The living, renewing, communicating building
Piquing the interest of passers-by on Broadway since construction commenced in 2011, the dramatic, sculptural metal façade of the UTS Faculty of Engineering and IT’s new home is a future icon of Sydney’s city-scape.
But a glimpse beyond the architectural and technical genius of the building’s public face – behind the impressive screens that spell out ‘University of Technology Sydney Faculty of Engineering and Information Technology’ in a rework of binary code – reveals a living, breathing structure set to transform research, teaching and learning.
The building embodies UTS’s future-focussed Learning 2014 model, replacing traditional, large lecture theatres with smaller collaborative theatres and classrooms kitted out with cutting-edge technology. State-of-the-art labs and more informal learning spaces enhance the experience, and a crevasse-like atrium running through the heart of the building encourages spontaneous interaction between staff and students. The overall effect is to enable a more creative, organic and inspiring approach to learning.
While much talk is around the show-stopping UTS Data Arena – an immersive 360 degree, 3D data visualisation facility that will change the way UTS uses data in teaching and learning practices – and the showcase potential of the Disruptive Technologies Laboratory’s holographic glass panels, the ‘wizardry’ of the building doesn’t end there. It’s also in the capacity of the floors, walls and roof to teach.
Through a combination of over 3,000 individual sensors, researchers can access real-time data on the structural and environmental health of the building: 2,600 internal environmental sensors will measure everything from temperature, humidity and pollutant levels through to indicators of potentially harmful gases, while 300 sensors embedded in the concrete will monitor changes in the very fabric of the building, like the ageing of concrete reinforcement steel and the movement of support columns.
For the Faculty’s Research Laboratories Manager Ray Clout, the building is the realisation of a wish list – a vision for a ‘living’ building explored in collaboration with the Dean of Engineering and IT, Professor Hung Nguyen.
Ray’s passion for the technological brilliance of the new Engineering and IT Building is contagious. In a career that’s seen him develop a micro satellite for the Australian Government and watch it launch into space, it’s a big call to say that his work on the development of the new building is a career highlight – but it is. “I see this as a fantastic opportunity for me to leave a lasting and significant legacy for future researchers and students”, he said.

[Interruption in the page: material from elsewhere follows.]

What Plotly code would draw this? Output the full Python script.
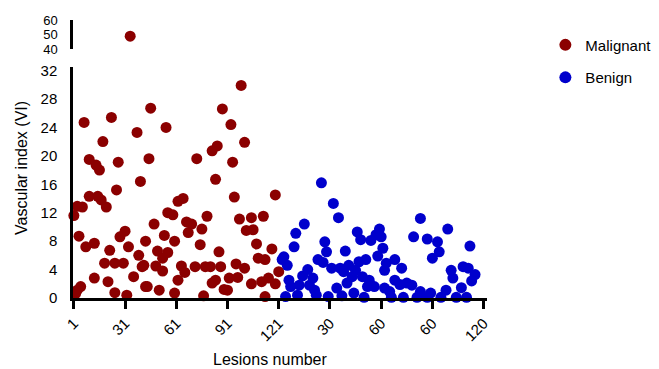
import plotly.graph_objects as go

# ---- data -----------------------------------------------------------------
malignant_lesion = [7, 23, 38, 18, 10, 14, 16, 27, 40, 26, 10, 15, 17, 20, 3, 6, 1, 4, 8, 13,
                    28, 31, 33, 22, 43, 39, 41, 19, 25, 30, 36, 13, 21, 3, 5, 2, 25, 32, 43, 34,
                    46, 55, 88, 99, 45, 73, 82, 85, 84, 62, 65, 56, 59, 48, 67, 70, 68, 76, 79, 54,
                    60, 75, 50, 56, 53, 86, 42, 49, 53, 64, 66, 72, 78, 81, 87, 62, 82, 84, 44, 51,
                    60, 77, 89, 93, 101, 94, 95, 119, 98, 105, 112, 102, 106, 108, 117, 109, 113, 96, 101, 92,
                    97, 121, 105, 111, 115, 119, 91, 113]
malignant_vi = [24.7, 25.4, 23.3, 22.0, 19.5, 18.7, 18.0, 19.1, 16.4, 15.2, 14.3, 14.3, 13.8, 12.8, 12.9, 12.8, 11.6, 8.7, 7.2, 7.7,
                8.6, 9.4, 7.2, 6.7, 8.0, 6.0, 4.4, 4.9, 4.9, 4.9, 3.0, 2.8, 2.3, 1.1, 1.6, 0.6, 0.75, 0.4, 1.6, 49.0,
                26.7, 24.0, 26.6, 29.9, 19.6, 19.6, 20.7, 21.4, 16.7, 13.6, 14.0, 12.0, 11.7, 10.4, 10.7, 10.4, 9.2, 9.7, 11.5, 8.8,
                8.0, 7.5, 6.6, 6.4, 5.6, 6.5, 4.6, 4.5, 3.8, 4.5, 3.6, 4.4, 4.4, 4.4, 4.4, 2.5, 2.1, 2.5, 1.6, 1.1,
                0.7, 0.3, 1.2, 24.4, 21.9, 19.1, 14.2, 14.5, 11.1, 11.3, 11.5, 9.5, 9.6, 7.6, 6.9, 5.6, 5.4, 4.8, 4.2, 2.8,
                2.9, 3.7, 2.0, 2.3, 2.8, 2.0, 1.1, 0.2]

benign_lesion = [25, 32, 35, 15, 10, 9, 27, 28, 39, 46, 48, 54, 57, 59, 58, 51, 47, 3, 2, 5,
                 23, 26, 31, 36, 41, 45, 17, 14, 20, 6, 7, 38, 43, 40, 49, 53, 52, 56, 12, 18,
                 21, 34, 44, 4, 11, 22, 29, 37, 50, 60, 61, 62, 62,
                 83, 99, 79, 87, 93, 94, 90, 112, 63, 68, 72, 101, 102, 108, 111, 115, 113, 68,
                 71, 75, 78, 65, 83, 89, 98, 107, 66, 73, 81, 87, 95, 104, 110]
benign_vi = [16.2, 13.3, 11.3, 10.4, 9.1, 7.2, 7.9, 6.5, 6.6, 9.3, 8.2, 8.1, 8.9, 9.7, 5.9, 5.4, 5.1, 5.8, 5.4, 4.6,
             5.4, 5.0, 4.2, 4.2, 4.6, 3.9, 4.0, 3.1, 2.8, 2.5, 1.6, 3.7, 3.0, 2.1, 3.0, 2.5, 1.6, 1.6, 1.8, 1.8,
             1.1, 1.4, 0.7, 0.2, 0.4, 0.4, 0.2, 0.3, 0.1, 8.6, 7.0, 3.9, 1.4,
             11.2, 9.7, 8.6, 8.3, 7.9, 6.5, 5.6, 7.3, 4.9, 5.4, 4.2, 3.9, 2.8, 4.4, 4.2, 3.3, 2.4, 2.5,
             1.9, 2.1, 1.8, 0.9, 0.9, 0.7, 1.1, 1.45, 0.1, 0.1, 0.1, 0.1, 0.1, 0.1, 0.1]

benign_offset = 121  # benign lesions are drawn after the 121 malignant ones
x_tickvals = [1, 31, 61, 91, 121, 151, 181, 211, 241]
x_ticktext = ["1", "31", "61", "91", "121", "30", "60", "60", "120"]
y_low_ticks = [0, 4, 8, 12, 16, 20, 24, 28, 32]
y_high_ticks = [40, 50, 60]
break_at = 35

RED = "#8B0000"
BLUE = "#0000CC"
FONT = "Liberation Sans, Arial, sans-serif"

fig = go.Figure()


def add_series(xs, ys, name, color, group):
    lo_x = [x for x, y in zip(xs, ys) if y <= break_at]
    lo_y = [y for y in ys if y <= break_at]
    hi_x = [x for x, y in zip(xs, ys) if y > break_at]
    hi_y = [y for y in ys if y > break_at]
    fig.add_trace(go.Scatter(x=lo_x, y=lo_y, mode="markers", name=name, legendgroup=group,
                             marker=dict(color=color, size=11), cliponaxis=False,
                             xaxis="x", yaxis="y"))
    if hi_x:
        fig.add_trace(go.Scatter(x=hi_x, y=hi_y, mode="markers", name=name, legendgroup=group,
                                 showlegend=False, marker=dict(color=color, size=11),
                                 cliponaxis=False, xaxis="x", yaxis="y2"))


add_series(malignant_lesion, malignant_vi, "Malignant", RED, "m")
add_series([b + benign_offset for b in benign_lesion], benign_vi, "Benign", BLUE, "b")

axis_common = dict(showgrid=False, zeroline=False, showline=True, linecolor="black",
                   linewidth=2.5, automargin=False)

W, H = 651, 361
ML, MR, MT, MB = 65, 172, 12, 71
plot_w = W - ML - MR

fig.update_layout(
    width=W, height=H,
    margin=dict(l=ML, r=MR, t=MT, b=MB, autoexpand=False),
    plot_bgcolor="white", paper_bgcolor="white",
    font=dict(family=FONT, size=15, color="black"),
    xaxis=dict(range=[0.5, 243], tickvals=x_tickvals, ticktext=x_ticktext, tickangle=-45,
               ticks="outside", ticklen=8, tickwidth=2.5, tickcolor="black",
               tickfont=dict(family=FONT, size=15, color="black"), **axis_common),
    yaxis=dict(range=[0, 32.5], domain=[0, 0.831], tickvals=y_low_ticks, ticks="outside",
               ticklen=0, ticklabelstandoff=10,
               tickfont=dict(family=FONT, size=15, color="black"), **axis_common),
    yaxis2=dict(range=[40, 60], domain=[0.894, 1], tickvals=y_high_ticks, ticks="outside",
                ticklen=0, ticklabelstandoff=10, anchor="x",
                tickfont=dict(family=FONT, size=13, color="black"), **axis_common),
    legend=dict(x=1.141, y=0.969, xanchor="left", yanchor="top", tracegroupgap=10,
                font=dict(family=FONT, size=15), itemsizing="constant"),
    annotations=[
        dict(text="Vascular index (VI)", x=(14 - ML) / plot_w, xref="paper", y=0.468, yref="paper",
             showarrow=False, textangle=-90, font=dict(family=FONT, size=16),
             xanchor="center", yanchor="middle"),
        dict(text="Lesions number", x=0.476, xref="paper", y=-0.22, yref="paper",
             showarrow=False, font=dict(family=FONT, size=16),
             xanchor="center", yanchor="middle"),
    ],
)

fig.write_html("out.html")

Strain gauge sensors will measure the building’s movement and downward weight while ion selective electrode sensors will monitor the rate at which steel rusts and causes concrete to crack. The resultant data has the potential to be invaluable to the advancement of civil engineering knowledge and practice on a global scale, with comprehensive, ongoing information to improve building structures and inform future designs.
Alongside the boundless possibilities the building creates for researchers, this data source opens up unparalleled opportunities for teaching and brings together the disciplines of structural engineering and information technology in a very real way. “The data we’re collecting is sent to a server that’s accessible to any student or researcher,” Ray explains. “So it’s very exciting.”
The building communicates, but it also creates and renews. A roof-mounted wind turbine, solar panels and solar concentrating troughs feed into the building’s ‘micro-grid’, powering various laboratories and classrooms, the UTS ‘sky sign’, electric vehicle charging stations in the car park and hot water in some kitchens and common areas. “We’re also working on hydrogen cell vehicle recharge stations, so we are ready to support users as that technology becomes more common here”, Ray says. In the meantime, 288 new bicycle parking spaces will help staff and students to keep their travel impact light.
In-built sensors will speak to the Building Management System (BMS) and Energy Management System (EMS), measuring conditions, counting the number of people in various spaces, and adjusting heating and cooling levels accordingly for significant energy savings. Even the external binary-coded screens are more than just a pretty fascia, providing shading that could reduce energy use by as much as 15%.
Much of the technology that augments the building’s operation is pioneering and bespoke. The Co-Generation Plant – a cascaded system where waste hot water from each stage feeds the next stage of the plant to produce electricity, chilled water and domestic hot water – is the first of its kind. The custom-built Power and Electronic Control Centre – the nerve centre of the building – houses flow batteries that are still in the research stage in Australia.
“We’ve translated designs that thus far have been only been on paper and in models into a real working system, and custom made it to fit our purposes”, says Ray. And it’s a unique and compelling test-bed to inform teaching and research as well – a fact that’s generating great interest from researchers in Australia and around the world. “Standards Australian and RMIT are also keen to use the renewables technology in the building as a model for development of a Solar Thermal Concentration Standard, which we don’t have here as yet”, he said.
The single-largest project under construction as part of UTS’ $1 billion City Campus Master Plan, the Engineering and IT Building will be the first of the major buildings to open in 2014, with staff and facilities relocating from June and first classes commencing in Spring Semester. Our world-class facilities, innovative education methods and a building that is in itself a teacher and researcher mean we can look to the future with great anticipation.